Non-conductors can me measured by passing the electric field through them to a stationary conductive target behind.

The variation in output voltage with distance in a capacitive sensor is not typically linear. The linearity specification is the measurement of how far the output varies from a straight line.

To calculate the linearity error, calibration data is compared to the straight line that would best fit the points. This straight reference line is calculated from the calibration data using a least squares fit. The amount of error at the point on the calibration curve that is furthest away from this ideal line is the linearity error. Linearity error is usually expressed as a percentage of full scale. If the error at the worst point was 0.1 μm and the full-scale range of the calibration was 100 μm, the linearity error would be 0.1%.

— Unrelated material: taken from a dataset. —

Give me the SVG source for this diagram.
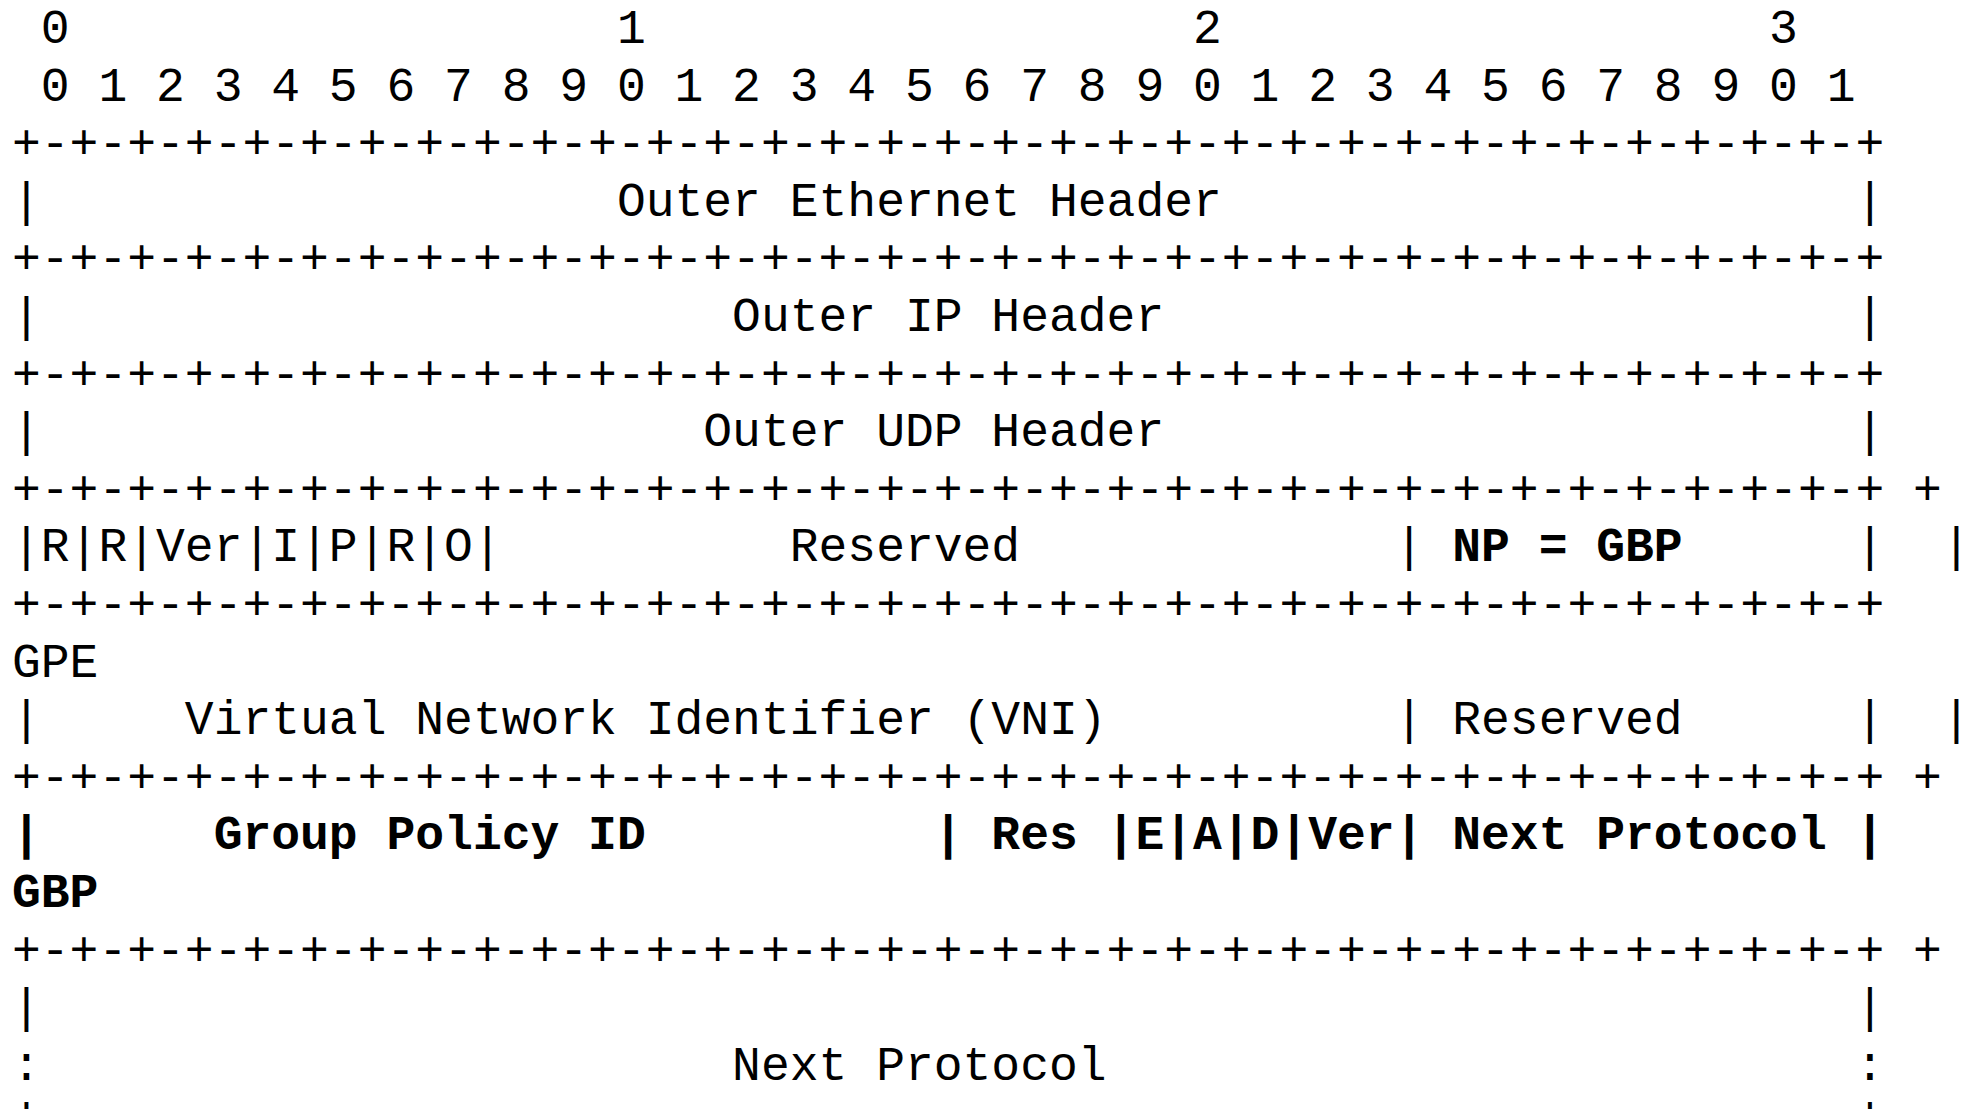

Yes. They require the typical considerations of a precision environment. In comparison to inductive sensors, which also use electric fields to measure distance, capacitive sensors typically offer more accuracy. However, unlike inductive they are best used in clean environments as the material in the gap between the sensor and the target, such as oil or moisture due to humidity, will change the dielectric and thus the capacitance based measurement.

Our capacitive sensor systems are compensated to minimize drift due to temperature and have a standard operating range of +4 to +50oC. In this temperature range, errors are less than 0.5% of full scale. A more troublesome problem is that virtually all materials used in targets and fixtures exhibit a significant expansion and contraction over this temperature range. When this happens, the temperature related changes in the measurement are not sensor errors. They are real changes in the gap between the target and the probe. Careful fixture design goes a long way toward minimizing this error and maximizing accuracy. On request, sensors can be made for operation up to 150oC or at cryogenic temperatures.